[BEGIN Data shown]
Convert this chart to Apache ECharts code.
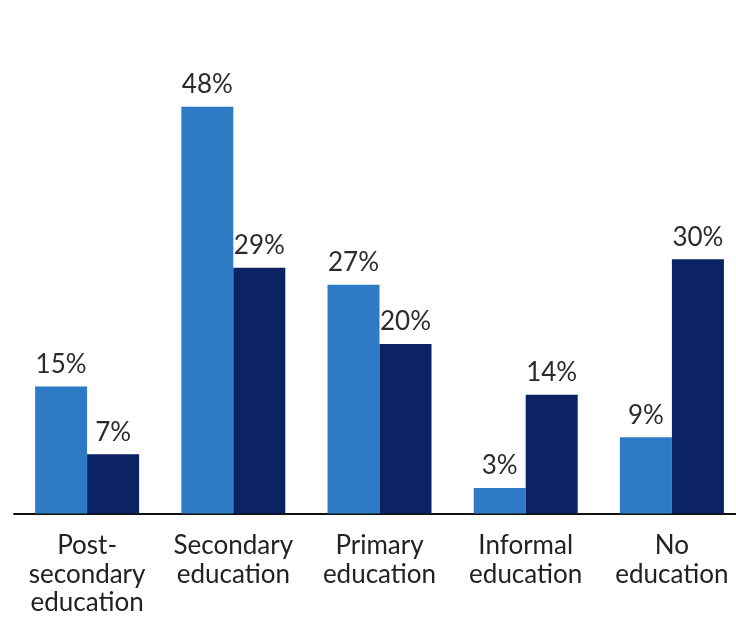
<!DOCTYPE html>
<html>
<head>
<meta charset="utf-8">
<style>
  html, body { margin: 0; padding: 0; background: #ffffff; overflow: hidden; }
  #chart { width: 746px; height: 617px; }
</style>
<script src="https://cdn.jsdelivr.net/npm/echarts@6/dist/echarts.min.js"></script>
</head>
<body>
<div id="chart"></div>
<script>
// Education level shares for two groups
const categories = [
  'Post-\nsecondary\neducation',
  'Secondary\neducation',
  'Primary\neducation',
  'Informal\neducation',
  'No\neducation'
];
const groupA = [15, 48, 27, 3, 9];
const groupB = [7, 29, 20, 14, 30];

const chart = echarts.init(document.getElementById('chart'), null, { renderer: 'canvas' });

const labelStyle = {
  show: true,
  position: 'top',
  distance: 9,
  formatter: '{c}%',
  color: '#2b2b2b',
  fontFamily: 'Lato',
  fontSize: 26
};

chart.setOption({
  animation: false,
  backgroundColor: '#ffffff',
  // the plot runs slightly past the right edge of the visible page
  grid: { left: 14, right: 1, top: 5, bottom: 99, containLabel: false },
  xAxis: {
    type: 'category',
    data: categories,
    axisLine: { show: true, lineStyle: { color: '#111111', width: 2 } },
    axisTick: { show: false },
    axisLabel: {
      color: '#222222',
      fontFamily: 'Lato',
      fontSize: 26,
      lineHeight: 28.5,
      margin: 18,
      interval: 0
    }
  },
  yAxis: {
    type: 'value',
    min: 0,
    max: 60,
    show: false,
    splitLine: { show: false }
  },
  series: [
    {
      type: 'bar',
      data: groupA,
      barWidth: 52,
      barGap: '0%',
      itemStyle: { color: '#2f7ac4' },
      label: labelStyle
    },
    {
      type: 'bar',
      data: groupB,
      barWidth: 52,
      barGap: '0%',
      itemStyle: { color: '#0b2365' },
      label: labelStyle
    }
  ]
});
</script>
</body>
</html>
[END Data shown]
§ **What is expected**
Give an exact copy of the material, leaving out every picture.

§ **Exercise result**
Convert this chart to Apache ECharts code.
<!DOCTYPE html>
<html>
<head>
<meta charset="utf-8">
<style>
  html, body { margin: 0; padding: 0; background: #ffffff; overflow: hidden; }
  #chart { width: 746px; height: 617px; }
</style>
<script src="https://cdn.jsdelivr.net/npm/echarts@6/dist/echarts.min.js"></script>
</head>
<body>
<div id="chart"></div>
<script>
// Education level shares for two groups
const categories = [
  'Post-\nsecondary\neducation',
  'Secondary\neducation',
  'Primary\neducation',
  'Informal\neducation',
  'No\neducation'
];
const groupA = [15, 48, 27, 3, 9];
const groupB = [7, 29, 20, 14, 30];

const chart = echarts.init(document.getElementById('chart'), null, { renderer: 'canvas' });

const labelStyle = {
  show: true,
  position: 'top',
  distance: 9,
  formatter: '{c}%',
  color: '#2b2b2b',
  fontFamily: 'Lato',
  fontSize: 26
};

chart.setOption({
  animation: false,
  backgroundColor: '#ffffff',
  // the plot runs slightly past the right edge of the visible page
  grid: { left: 14, right: 1, top: 5, bottom: 99, containLabel: false },
  xAxis: {
    type: 'category',
    data: categories,
    axisLine: { show: true, lineStyle: { color: '#111111', width: 2 } },
    axisTick: { show: false },
    axisLabel: {
      color: '#222222',
      fontFamily: 'Lato',
      fontSize: 26,
      lineHeight: 28.5,
      margin: 18,
      interval: 0
    }
  },
  yAxis: {
    type: 'value',
    min: 0,
    max: 60,
    show: false,
    splitLine: { show: false }
  },
  series: [
    {
      type: 'bar',
      data: groupA,
      barWidth: 52,
      barGap: '0%',
      itemStyle: { color: '#2f7ac4' },
      label: labelStyle
    },
    {
      type: 'bar',
      data: groupB,
      barWidth: 52,
      barGap: '0%',
      itemStyle: { color: '#0b2365' },
      label: labelStyle
    }
  ]
});
</script>
</body>
</html>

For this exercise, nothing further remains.